Following the interventions and some positive updates on foreign exchange remittances, and a breathing space in exchange rates, investors entered a buying spell.
EBL Securities wrote in its daily market commentary that regulatory interventions had tamed the pessimism of investors and restored their confidence on the trading floor.
Moreover, it added that the recent rise in remittance inflows and declining imports are providing some breathing space for the country's stressed foreign exchange reserves.
The DSE daily turnover increased 28.4% to Tk1,183 crore, the highest since 10 May.
DSEX, the prime index of the Dhaka Stock Exchange (DSE), charged up 85.2 points or 1.38% to close at 6,249 on Tuesday.

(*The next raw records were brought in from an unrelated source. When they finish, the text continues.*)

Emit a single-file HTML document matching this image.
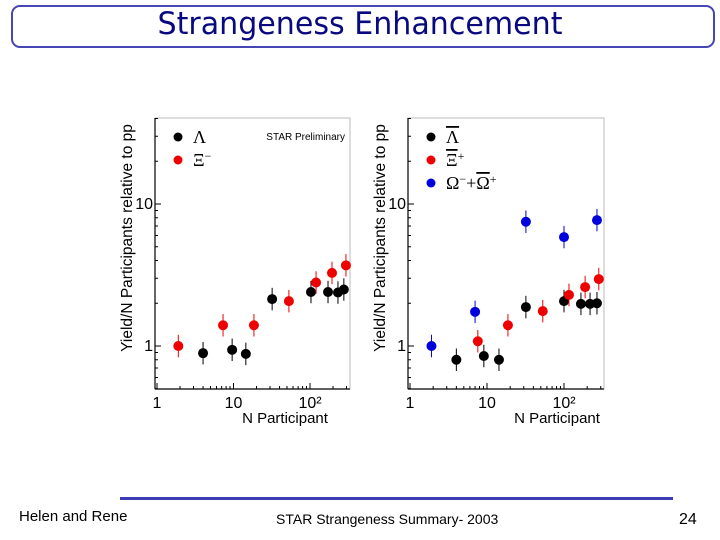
<!DOCTYPE html>
<html><head><meta charset="utf-8"><style>
body{margin:0;width:720px;height:540px;background:#fff;overflow:hidden;position:relative;font-family:"Liberation Sans",sans-serif}
#title-box{position:absolute;left:11px;top:5px;width:700px;height:39px;border:2px solid #4646b4;border-radius:9px}
#title{position:absolute;left:0;top:6px;width:720px;text-align:center;font-size:31px;color:#0a0a80;font-family:"DejaVu Sans","Liberation Sans",sans-serif;letter-spacing:0px;transform:scaleX(0.97);transform-origin:360px 0}
#rule{position:absolute;left:120px;top:497px;width:553px;height:3px;background:#3c3cb4}
.ft{position:absolute;font-size:14px;color:#000}
</style></head><body>
<div id="title-box"></div>
<div id="title">Strangeness Enhancement</div>
<svg id="chart" width="720" height="540" style="position:absolute;left:0;top:0"></svg>
<div id="rule"></div>
<div class="ft" style="left:19px;top:508px;font-size:15px">Helen and Rene</div>
<div class="ft" style="left:276px;top:511px">STAR Strangeness Summary- 2003</div>
<div class="ft" style="left:679px;top:511px;font-size:16px">24</div>
<script>
const leftLambdaN=[4.0,9.6,14.5,32,103,172,232,277];
const leftLambdaY=[0.89,0.94,0.88,2.14,2.4,2.4,2.38,2.5];
const leftXiN=[1.9,7.3,18.5,53,120,194,295];
const leftXiY=[1.0,1.4,1.4,2.07,2.8,3.27,3.7];
const rightLambdaN=[4,9.1,14.3,32,100,166,218,268];
const rightLambdaY=[0.80,0.85,0.80,1.88,2.07,1.98,1.98,2.0];
const rightXiN=[7.6,18.7,53,116,188,283];
const rightXiY=[1.08,1.4,1.76,2.29,2.6,2.96];
const rightOmegaN=[1.9,7,32,100,268];
const rightOmegaY=[1.0,1.74,7.5,5.85,7.7];
const xTickLabels=["1","10","10²"];
const yTickLabels=["1","10"];
const NS="http://www.w3.org/2000/svg";
const svg=document.getElementById('chart');
function mk(t,a,p){const e=document.createElementNS(NS,t);for(const k in a)e.setAttribute(k,a[k]);(p||svg).appendChild(e);return e;}
function panel(cfg){
  const g=mk('g',{});
  
  
  const X=n=>cfg.x1+Math.log10(n)*cfg.dec;
  const Y=v=>346-Math.log10(v)*142;
  const fr=mk('rect',{x:cfg.fl,y:118,width:cfg.fr-cfg.fl,height:271,fill:'none',stroke:'#bbb','stroke-width':1},g);
  
  
  mk('line',{x1:cfg.fl,y1:118,x2:cfg.fl,y2:389,stroke:'#000','stroke-width':1.2},g);
  mk('line',{x1:cfg.fl,y1:389,x2:cfg.fr,y2:389,stroke:'#000','stroke-width':1.2},g);
  for(let d=0;d<3;d++)for(let m=1;m<10;m++){const n=Math.pow(10,d)*m;const x=X(n);if(x>cfg.fr)continue;
    mk('line',{x1:x,y1:389,x2:x,y2:389-(m==1?6:3),stroke:'#000'},g);}
  for(let d=-1;d<2;d++)for(let m=1;m<10;m++){const v=Math.pow(10,d)*m;const y=Y(v);if(y>389||y<118)continue;
    mk('line',{x1:cfg.fl,y1:y,x2:cfg.fl+(m==1?6:3),y2:y,stroke:'#000'},g);}
  xTickLabels.forEach((t,i)=>{const e=mk('text',{x:X(Math.pow(10,i)),y:408,'font-size':16,'text-anchor':'middle'},g);e.textContent=t;
    });
  yTickLabels.forEach((t,i)=>{const e=mk('text',{x:cfg.fl-2,y:Y(Math.pow(10,i))+5,'font-size':16,'text-anchor':'end'},g);e.textContent=t;
    });
  const xt=mk('text',{x:cfg.xtx,y:423,'font-size':15,'text-anchor':'middle'},g);xt.textContent='N Participant';
  
  const yt=mk('text',{x:0,y:0,'font-size':15.5,'text-anchor':'middle',transform:`translate(${cfg.fl-23},238) rotate(-90)`},g);yt.textContent='Yield/N Participants relative to pp';
  
  cfg.series.forEach(s=>{s.n.forEach((n,i)=>{const x=X(n),y=Y(s.y[i]);
    const eb=mk('line',{x1:x,y1:Y(s.y[i]*1.2),x2:x,y2:Y(s.y[i]/1.2),stroke:s.c,'stroke-width':1},g);
    
    const p=mk('circle',{cx:x,cy:y,r:5,fill:s.c},g);
    });});
  cfg.legend.forEach((l,i)=>{const y=137+i*23;
    mk('circle',{cx:cfg.fl+23,cy:y,r:4.5,fill:l.c},g);
    const t=mk('text',{x:cfg.fl+38,y:y+6,'font-size':18,'font-family':'Liberation Serif,serif'},g);t.innerHTML=l.t;
    });
  if(cfg.star){const t=mk('text',{x:cfg.fr-5,y:140,'font-size':10,'text-anchor':'end'},g);t.textContent='STAR Preliminary';
    }
}
panel({name:'left-chart',x1:157,dec:76.5,fl:155,fr:350,xtx:285,star:true,
  series:[{n:leftLambdaN,y:leftLambdaY,c:'#000',k:'lambda'},{n:leftXiN,y:leftXiY,c:'#e00',k:'xi'}],
  legend:[{c:'#000',t:'Λ'},{c:'#e00',t:'Ξ<tspan dy="-6" font-size="12">−</tspan>'}]});
panel({name:'right-chart',x1:410,dec:77,fl:408,fr:604,xtx:557,star:false,
  series:[{n:rightLambdaN,y:rightLambdaY,c:'#000',k:'antilambda'},{n:rightXiN,y:rightXiY,c:'#e00',k:'antixi'},{n:rightOmegaN,y:rightOmegaY,c:'#00d',k:'omega'}],
  legend:[{c:'#000',t:'<tspan text-decoration="overline">Λ</tspan>'},{c:'#e00',t:'<tspan text-decoration="overline">Ξ</tspan><tspan dy="-6" font-size="12">+</tspan>'},{c:'#00d',t:'Ω<tspan dy="-6" font-size="12">−</tspan><tspan dy="6">+</tspan><tspan text-decoration="overline">Ω</tspan><tspan dy="-6" font-size="12">+</tspan>'}]});
</script>
</body></html>
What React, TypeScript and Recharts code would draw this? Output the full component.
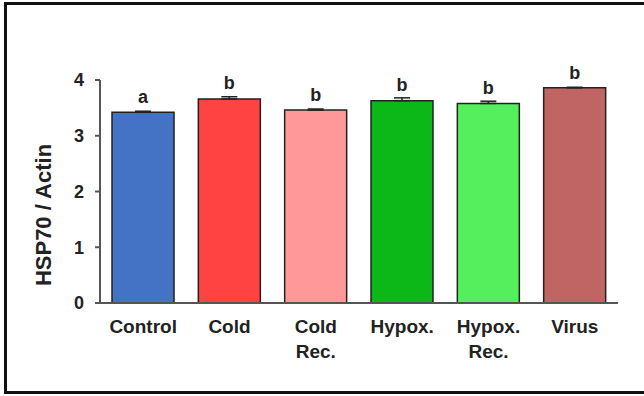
import React from 'react';
import { BarChart, Bar, XAxis, YAxis, Cell, ErrorBar, LabelList } from 'recharts';

const categories = ['Control', 'Cold', 'Cold Rec.', 'Hypox.', 'Hypox. Rec.', 'Virus'];
const values = [3.42, 3.66, 3.46, 3.63, 3.58, 3.86];
const errors = [0.02, 0.04, 0.02, 0.05, 0.04, 0.01];
const letters = ['a', 'b', 'b', 'b', 'b', 'b'];
const colors = ['#4472C4', '#FF4242', '#FF9898', '#0CB718', '#55EE5C', '#C06464'];
const yTicks = [0, 1, 2, 3, 4];

const data = categories.map((c, i) => ({
  name: c,
  value: values[i],
  err: [0, errors[i]],
  letter: letters[i],
}));

const FONT = '"Liberation Sans", Arial, sans-serif';

const XTick = (props: any) => {
  const { x, y, payload } = props;
  const lines = String(payload.value).split(' ');
  return (
    <text x={x} y={y} textAnchor="middle" fontFamily={FONT} fontWeight="bold" fontSize={19} fill="#222">
      {lines.map((l, i) => (
        <tspan key={i} x={x} dy={i === 0 ? 22 : 25}>{l}</tspan>
      ))}
    </text>
  );
};

const LetterLabel = (props: any) => {
  const { x, y, width, index } = props;
  const e = errors[index];
  return (
    <text x={x + width / 2} y={y - 9 - e * 20} textAnchor="middle" fontFamily={FONT} fontWeight="bold" fontSize={18} fill="#222">
      {letters[index]}
    </text>
  );
};

export default function App() {
  return (
    <div style={{ position: 'absolute', left: 0, top: 0, width: 644, height: 396, background: '#fff', overflow: 'hidden' }}>
      <div style={{ position: 'absolute', left: 4, top: 2, width: 640, height: 392, borderTop: '3px solid #111', borderLeft: '3px solid #111', borderBottom: '3px solid #111', boxSizing: 'border-box' }} />
      <div style={{ position: 'absolute', left: 0, top: 0 }}>
        <BarChart width={644} height={396} data={data} margin={{ top: 80, right: 26, bottom: 63, left: 0 }} barSize={62}>
          <YAxis
            width={100}
            domain={[0, 4]}
            ticks={yTicks}
            interval={0}
            tickSize={5}
            tickMargin={11}
            tickLine={{ stroke: '#555', strokeWidth: 2 }}
            axisLine={{ stroke: '#555', strokeWidth: 2 }}
            tick={{ fontFamily: FONT, fontWeight: 'bold', fontSize: 18, fill: '#222' }}
            label={{
              content: () => (
                <text x={43} y={215} transform="rotate(-90 43 215)" textAnchor="middle" dominantBaseline="central" fontFamily={FONT} fontWeight="bold" fontSize={22} fill="#222">
                  HSP70 / Actin
                </text>
              ),
            }}
          />
          <XAxis
            dataKey="name"
            interval={0}
            height={30}
            tickLine={false}
            axisLine={{ stroke: '#555', strokeWidth: 2 }}
            tick={<XTick />}
          />
          <Bar dataKey="value" isAnimationActive={false} stroke="#222" strokeWidth={1.5}>
            {data.map((d, i) => (
              <Cell key={i} fill={colors[i]} />
            ))}
            <ErrorBar dataKey="err" direction="y" width={8} stroke="#222" strokeWidth={1.5} />
            <LabelList dataKey="letter" content={<LetterLabel />} />
          </Bar>
        </BarChart>
      </div>
    </div>
  );
}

Textiles, pharmaceuticals, and miscellaneous, dominated the sectoral turnover table, while the life insurance, services, and paper sectors led the gains, and the food and allied sector suffered a minor correction.
Of the 382 issues traded, 290 advanced, 36 declined, and 56 remained unchanged in the DSE.
The Chittagong Stock Exchange (CSE) also settled in the green.
Merchant bankers to give the market a hand
In a meeting with the Bangladesh Securities and Exchange Commission (BSEC) officials, the leaders of the Bangladesh Merchant Bankers Association (BMBA) stressed increasing market liquidity and strengthening investors' confidence.
The merchant bankers assured the regulator of their full cooperation in this regard, according to the regulator.
The meeting decided on four tasks to help strengthen the market.
These include merchant bankers encouraging their clients to reinvest the idle funds in their accounts in the secondary market, encouraging inactive clients to make fresh investments in stocks, adding at least 10% to the merchant banks' own portfolio, and very significantly, increasing efforts to bring more institutional investors into the capital market.